A bridge is an ever-changing structure that poses unique challenges for engineering surveyors. Equipment needs to be precise and sensitive, yet robust and weather-proof. Having used Leica Geosystems equipment on a previous similar project, the team chose a Leica Nova TM50i total station and 44 GPR112 reflectors; a meteorological sensor to monitor temperature and atmospheric pressure; and GeoMoS Monitor, GeoMoS Analyzer and GeoMoS Now! software for data processing and analysis. The total station measurements are used to quantify the bridge's movements with millimetre precision. Accurate information is crucial to this project, and the volume and accuracy of the displacements resulting from the solution were a determining factor for choosing the technology.


Forming structural predictions from comprehensive data

The IP team says that the data collected during monitoring is critical, “allowing [us] to understand the bridge's behaviour at each step consistently.” They explain some of the comprehensive measurements taken: “The TM50i collects horizontal, vertical angles and distances, properly corrected from the atmospheric effects and given displacements after processing all observations. The objective is to evaluate the structure displacements”. The team needed to measure over an extended period to see how the bridge responded to different conditions, to “better define [the] structure’s behaviour when it’s under external factors, such as heavy traffic loads, severe atmospheric conditions, etc..” Being a cable-stayed construction, the behaviour of the bridge towers is of critical importance. “The vertical component will have a very relevant impact since more significant fluctuations in this component are expected.”

In addition to the movement data, meteorological information from the weather sensor was gathered and processed by the Leica GeoMoS software. Graphics and reports were generated by the GeoMoS Now! web application which the team used to communicate results to other IP colleagues.


Remote information and assistance

With numerous solutions for remote access, it is easy to access the Leica solution, check, modify, or adjust the processing and download the data from the database created by Leica Geosystems. The total station performs continuous measurements, which were automatically processed via GeoMoS Monitor and GeoMoS Analyser. Results were made available round the clock via GeoMoS Analyzer and GeoMoS Now! web-based application. Once set up, the team could monitor the bridge without needing to be on-site, saving considerable time. The IP team said that the system was “precise, continuous and automatically remotely accessible.”

The IP team also received fast remote assistance from the Leica Geosystems support team for a firewall issue. “It was necessary for a specialist Leica Geosystems technician to access IP services, from offices in Switzerland, to identify and resolve a firewall conflict. Everything went very efficiently, and in a few minutes, a solution was found.” The team was also pleased with the training, which made sure they used the system to its fullest potential. “We promoted joint training sessions with the Leica Geosystems team and conducted internal training sessions, an ongoing process.
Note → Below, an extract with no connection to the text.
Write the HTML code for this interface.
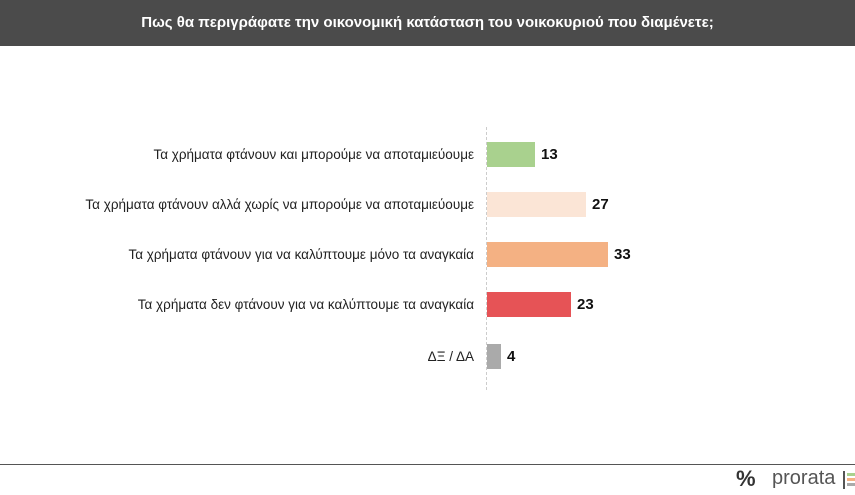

The initial learning process was very accelerated; [we] achieved the automation of the process in less [than] 3 to 4 days.”


Trusted partner and technology

When working on infrastructure, it is essential to trust your instruments. Following the successful completion of the monitoring, the surveying team at IP will use the Leica Geosystems solution on their next projects. They say, “the equipment, processes, and other accessories show great robustness and reliability. Due to the system's ease of integrating the various components and time saving, we expect to replicate this solution soon, namely in road and rail infrastructures.”